Created 03-19-2018 08:19 PM
Hi all,
currently all the ranger audit logs of hive and hdfs goes to hdfs directories.
Is there any way to get the particular user audit logs of hive and hdfs to the local directory by making changes in the ambari.
Created 03-19-2018 08:26 PM
I assume you are referring to HDFS audit logs from Ranger. They will be stored in "/ranger/audit/<service>" folder.
If you want to see particular user's audit, you may have to store the HDFS audit into Hive table and analyze. See https://community.hortonworks.com/content/kbentry/60802/ranger-audit-in-hive-table-a-sample-approach...
Created 03-19-2018 08:41 PM
Thanks for quick response on this. Currently in my cluster all the ranger log files are stored under "/ranger/audit/<service>" directory.
Assume the user tom has access to the cluster and he is submitting majority of the jobs.
Is there any possiblity to get only tom's audit logs to the local directory?
Created 03-19-2018 09:18 PM
Ranger stores all audit logs in Solr (for showing in Ranger UI) and in HDFS (for long-term archive). Could you please elaborate on why what you are asking is required?
Created 03-20-2018 01:05 AM
{"repoType":4,"repo":"HDP_yarn","reqUser":"tom","evtTime":"2018-03-20 00:52:31.724","access":"SUBMIT_APP","resource":"root.default","resType":"queue","action":"submit-app","result":1,"policy":-1,"enforcer":"yarn-acl","cliIP":"10.142.0.2","reqData":"QuasiMonteCarlo","agentHost":"instance-1","logType":"RangerAudit","id":"7cc84516-68e4-44e5-aab5-ab1c38bdd21b-0","seq_num":1,"event_count":1,"event_dur_ms":0,"tags":[],"additional_info":"{\"remote-ip-address\":10.142.0.2, \"forwarded-ip-addresses\":[]","cluster_name":"HDP"}
{"repoType":4,"repo":"HDP_yarn","reqUser":"hdfs","evtTime":"2018-03-20 00:52:31.724","access":"SUBMIT_APP","resource":"root.default","resType":"queue","action":"submit-app","result":1,"policy":-1,"enforcer":"yarn-acl","cliIP":"10.142.0.2","reqData":"QuasiMonteCarlo","agentHost":"instance-1","logType":"RangerAudit","id":"7cc84516-68e4-44e5-aab5-ab1c38bdd21b-0","seq_num":1,"event_count":1,"event_dur_ms":0,"tags":[],"additional_info":"{\"remote-ip-address\":10.142.0.2, \"forwarded-ip-addresses\":[]","cluster_name":"HDP"} [hdfs@instance-1 ~]$ hdfs dfs -cat /ranger/audit/yarn/20180320/yarn_ranger_audit_instance-1.log
{"repoType":4,"repo":"HDP_yarn","reqUser":"tom","evtTime":"2018-03-20 00:52:31.724","access":"SUBMIT_APP","resource":"root.default","resType":"queue","action":"submit-app","result":1,"policy":-1,"enforcer":"yarn-acl","cliIP":"10.142.0.2","reqData":"QuasiMonteCarlo","agentHost":"instance-1","logType":"RangerAudit","id":"7cc84516-68e4-44e5-aab5-ab1c38bdd21b-0","seq_num":1,"event_count":1,"event_dur_ms":0,"tags":[],"additional_info":"{\"remote-ip-address\":10.142.0.2, \"forwarded-ip-addresses\":[]","cluster_name":"HDP"}
From the above logs is it possible to get the logs of the particular user i.e, tom to the local directory(as the second copy)?

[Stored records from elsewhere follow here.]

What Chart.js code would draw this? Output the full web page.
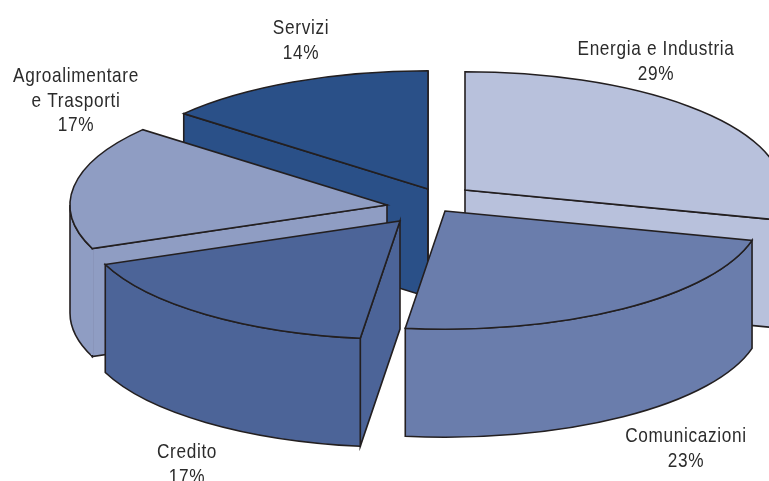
<!DOCTYPE html>
<html lang="it">
<head>
<meta charset="utf-8">
<title>Torta 3D</title>
<script src="https://cdn.jsdelivr.net/npm/chart.js@4/dist/chart.umd.min.js"></script>
<style>
  html, body { margin: 0; padding: 0; background: #fff; overflow: hidden; }
  canvas { display: block; }
</style>
</head>
<body>
<canvas id="torta" width="769" height="481"></canvas>
<script>
// dati
const categories = ['Energia e Industria', 'Comunicazioni', 'Credito', ['Agroalimentare', 'e Trasporti'], 'Servizi'];
const shares = [29, 23, 17, 17, 14];
const sliceColors = ['#b8c1dc', '#6a7dac', '#4c6498', '#8f9dc3', '#2a5088'];

// prospettiva della torta
const view = {
  radius: 317,
  squash: 0.373,      // ry / rx
  depth: 108,
  centerX: 425,
  centerY: 205,
  paintOrder: [0, 4, 3, 2, 1],
  explode: [[40, -15], [20, 6], [-25, 16], [-38, 0], [3, -16]],
  seamless: [3],      // fetta senza spigolo verticale tra le pareti
  labelAt: [[656, 55], [686, 442], [187, 458], [76, 82], [301, 34]],
  textWidth: 0.82
};

const LINE = '#231f20';

function strokeLine(ctx) {
  ctx.strokeStyle = LINE;
  ctx.lineWidth = 1.6;
  ctx.lineJoin = 'miter';
  ctx.stroke();
}

// parete radiale: visibile solo se l'estrusione esce dalla fetta
function drawCutFace(ctx, ax, ay, bx, by, px, py, color) {
  const edgeX = bx - ax, edgeY = by - ay;
  const down = edgeX * view.depth;
  const inner = edgeX * (py - ay) - edgeY * (px - ax);
  if (down * inner >= 0) return;
  ctx.beginPath();
  ctx.moveTo(ax, ay);
  ctx.lineTo(bx, by);
  ctx.lineTo(bx, by + view.depth);
  ctx.lineTo(ax, ay + view.depth);
  ctx.closePath();
  ctx.fillStyle = color;
  ctx.fill();
  strokeLine(ctx);
}

// parete esterna, solo la parte davanti (angoli 0..PI)
function drawOuterWall(ctx, ox, oy, r, start, end, color) {
  const ry = r * view.squash;
  const ranges = [[start, end], [start - 2 * Math.PI, end - 2 * Math.PI]];
  ranges.forEach(([s, e]) => {
    const a = Math.max(s, 0), b = Math.min(e, Math.PI);
    if (a >= b) return;
    ctx.beginPath();
    ctx.ellipse(ox, oy, r, ry, 0, a, b);
    ctx.ellipse(ox, oy + view.depth, r, ry, 0, b, a, true);
    ctx.closePath();
    ctx.fillStyle = color;
    ctx.fill();
    strokeLine(ctx);
  });
}

const pie3d = {
  id: 'pie3d',
  beforeDatasetDraw(chart) {
    const ctx = chart.ctx;
    const arcs = chart.getDatasetMeta(0).data;
    view.paintOrder.forEach(i => {
      const arc = arcs[i];
      const color = sliceColors[i];
      const r = arc.outerRadius;
      const ox = view.centerX + view.explode[i][0];
      const oy = view.centerY + view.explode[i][1];
      const s = arc.startAngle, e = arc.endAngle, mid = (s + e) / 2;
      const pt = (ang) => [ox + r * Math.cos(ang), oy + r * view.squash * Math.sin(ang)];
      const [sx, sy] = pt(s), [ex, ey] = pt(e), [mx, my] = pt(mid);

      drawCutFace(ctx, ox, oy, sx, sy, mx, my, color);
      drawCutFace(ctx, ox, oy, ex, ey, mx, my, color);
      drawOuterWall(ctx, ox, oy, r, s, e, color);

      if (view.seamless.includes(i)) {
        ctx.beginPath();
        ctx.moveTo(sx, sy + 1);
        ctx.lineTo(sx, sy + view.depth - 1.5);
        ctx.strokeStyle = color;
        ctx.lineWidth = 2.6;
        ctx.stroke();
      }

      // faccia superiore: la disegna l'arco di Chart.js, schiacciato
      ctx.save();
      ctx.translate(ox, oy);
      ctx.scale(1, view.squash);
      ctx.translate(-arc.x, -arc.y);
      arc.draw(ctx);
      ctx.restore();

      ctx.beginPath();
      ctx.moveTo(ox, oy);
      ctx.ellipse(ox, oy, r, r * view.squash, 0, s, e);
      ctx.closePath();
      strokeLine(ctx);
    });
    return false;
  },
  afterDatasetsDraw(chart) {
    const ctx = chart.ctx;
    ctx.font = "21px 'Liberation Sans', Arial, sans-serif";
    ctx.letterSpacing = '0.8px';
    ctx.fillStyle = '#2b2b2b';
    ctx.textAlign = 'center';
    ctx.textBaseline = 'alphabetic';
    chart.data.labels.forEach((label, i) => {
      const lines = [].concat(label, shares[i] + '%');
      lines.forEach((txt, n) => {
        ctx.save();
        ctx.translate(view.labelAt[i][0], view.labelAt[i][1] + n * 24.5);
        ctx.scale(view.textWidth, 1);
        ctx.fillText(txt, 0, 0);
        ctx.restore();
      });
    });
  }
};

new Chart(document.getElementById('torta'), {
  type: 'pie',
  data: {
    labels: categories,
    datasets: [{
      data: shares,
      backgroundColor: sliceColors,
      borderWidth: 0
    }]
  },
  options: {
    responsive: false,
    animation: false,
    radius: view.radius,
    layout: { padding: 0 },
    plugins: {
      legend: { display: false },
      tooltip: { enabled: false }
    }
  },
  plugins: [pie3d]
});
</script>
</body>
</html>
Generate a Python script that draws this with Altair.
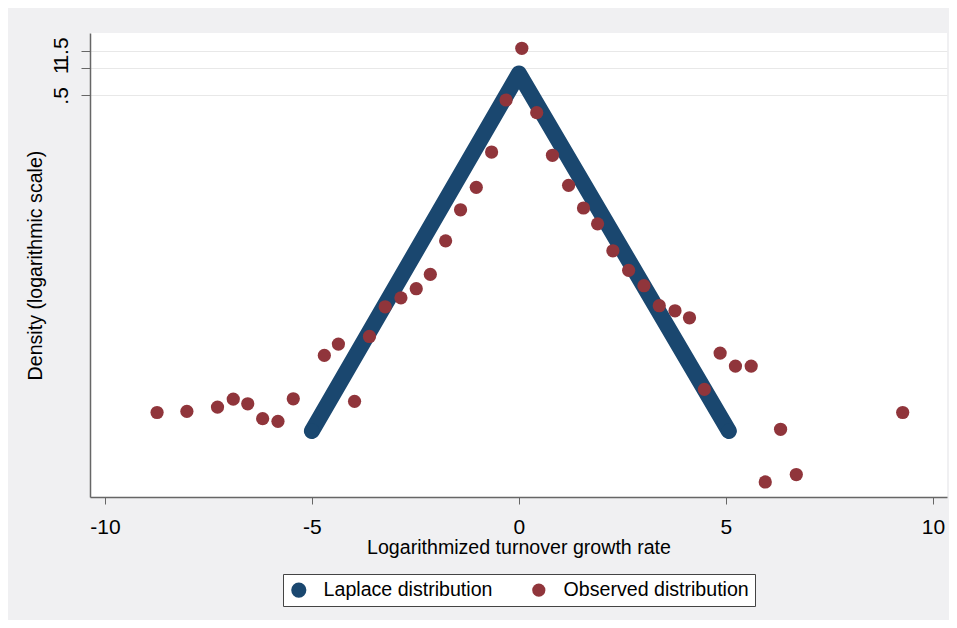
import altair as alt
import pandas as pd

# Observed distribution
obs_x = [-8.74, -8.02, -7.28, -6.90, -6.55, -6.19, -5.82, -5.45, -4.70, -4.36,
         -3.97, -3.61, -3.23, -2.85, -2.48, -2.14, -1.77, -1.41, -1.03, -0.66,
         -0.31, 0.07, 0.43, 0.81, 1.20, 1.56, 1.90, 2.27, 2.65, 3.02,
         3.39, 3.77, 4.12, 4.48, 4.86, 5.23, 5.61, 5.95, 6.32, 6.70, 9.27]
obs_y = [1.81e-4, 1.86e-4, 2.07e-4, 2.53e-4, 2.25e-4, 1.55e-4, 1.45e-4, 2.55e-4, 7.54e-4, 1.0e-3,
         2.39e-4, 1.21e-3, 2.54e-3, 3.18e-3, 3.99e-3, 5.71e-3, 1.32e-2, 2.87e-2, 5.03e-2, 0.1215,
         0.446, 1.624, 0.325, 0.112, 0.0529, 0.0300, 0.0202, 0.0103, 6.32e-3, 4.30e-3,
         2.61e-3, 2.30e-3, 1.93e-3, 3.22e-4, 7.99e-4, 5.77e-4, 5.77e-4, 3.19e-5, 1.19e-4, 3.84e-5, 1.81e-4]

# Laplace distribution (vertices)
lap_x = [-5.0, 0.0, 5.07]
lap_y = [1.14e-4, 0.865, 1.14e-4]

series = ["Laplace distribution", "Observed distribution"]
x_ticks = [-10, -5, 0, 5, 10]
y_ticks = [0.5, 1, 1.5]

NAVY = "#1a476f"
MAROON = "#90353b"
FONT = "Liberation Sans"

lap_df = pd.DataFrame({"x": lap_x, "y": lap_y, "series": series[0]})
obs_df = pd.DataFrame({"x": obs_x, "y": obs_y, "series": series[1]})
pts_df = pd.concat([lap_df.iloc[[0, 2]], obs_df], ignore_index=True)

xs = alt.Scale(domain=[-10.36, 10.34], nice=False, zero=False)
ys = alt.Scale(type="log", domain=[2.19e-5, 2.38], nice=False)


def x_enc():
    return alt.X("x:Q", scale=xs, axis=alt.Axis(
        values=x_ticks, title="Logarithmized turnover growth rate", grid=False,
        labelExpr="datum.value < 0 ? '-' + format(-datum.value, 'd') : format(datum.value, 'd')",
        labelFontSize=21, labelFont=FONT, labelColor="black", labelFlush=False,
        tickSize=7, tickColor="#666", domainColor="#666", domainWidth=1.5,
        labelPadding=12, titleFont=FONT, titleFontSize=19.6, titleFontWeight="normal",
        titleColor="black", titleY=50, titleBaseline="middle"))


def y_enc():
    return alt.Y("y:Q", scale=ys, axis=alt.Axis(
        values=y_ticks, title="Density (logarithmic scale)",
        labelExpr="datum.value == 0.5 ? '.5' : format(datum.value, '~g')",
        labelAngle=270, labelAlign="center", labelBaseline="bottom", labelPadding=10,
        labelOverlap=False, labelFontSize=21, labelFont=FONT, labelColor="black",
        tickSize=9, tickColor="#666", domainColor="#666", domainWidth=1.5,
        grid=True, gridColor="#e8e8e8", gridWidth=1,
        titleFont=FONT, titleFontSize=19.6, titleFontWeight="normal", titleColor="black",
        titleAngle=270, titleX=-55, titleY=232, titleBaseline="middle"))


line = alt.Chart(lap_df).mark_line(
    color=NAVY, strokeWidth=16, strokeCap="round", strokeJoin="round"
).encode(x=x_enc(), y=y_enc())

pts = alt.Chart(pts_df).mark_circle(opacity=1).encode(
    x=x_enc(), y=y_enc(),
    color=alt.Color("series:N", scale=alt.Scale(domain=series, range=[NAVY, MAROON]),
                    legend=alt.Legend(
                        title=None, orient="none", legendX=193, legendY=541,
                        direction="horizontal", fillColor="white", strokeColor="#444",
                        padding=6, symbolType="circle", symbolSize=140, symbolStrokeWidth=0,
                        labelFontSize=19.6, labelFont=FONT, labelColor="black",
                        columnPadding=36, labelOffset=15, labelLimit=400)),
    size=alt.Size("series:N", scale=alt.Scale(domain=series, range=[230, 175]), legend=None),
)

chart = alt.layer(line, pts).properties(
    width=857, height=464,
    padding={"left": 82, "top": 25, "right": 2, "bottom": 123},
    autosize=alt.AutoSizeParams(type="none"),
    background="#f0f0f2",
).configure_view(fill="white", strokeWidth=0)

chart.save("out.html", embed_options={"renderer": "svg", "actions": False})
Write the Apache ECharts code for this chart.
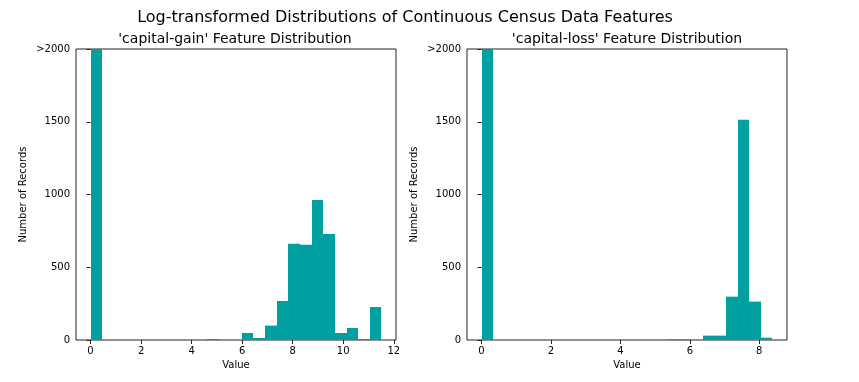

Created 03-20-2018 01:12 AM
This functionality is not available. I am still not sure why this is required, because you can load the whole HDFS logs into a hive table and do analysis. If you'd like to store only a particular user's activity, you can perform the filtering when loading this data. If you store a second copy, it is just going to take more space.
Created 03-20-2018 01:19 AM
hosting team need all the logs related to their userId's. for example if any audit log is written to /ranger/audit/hiveServer2. then automatically that log need to save in the local directory as the second copy(not to delete from hdfs logs)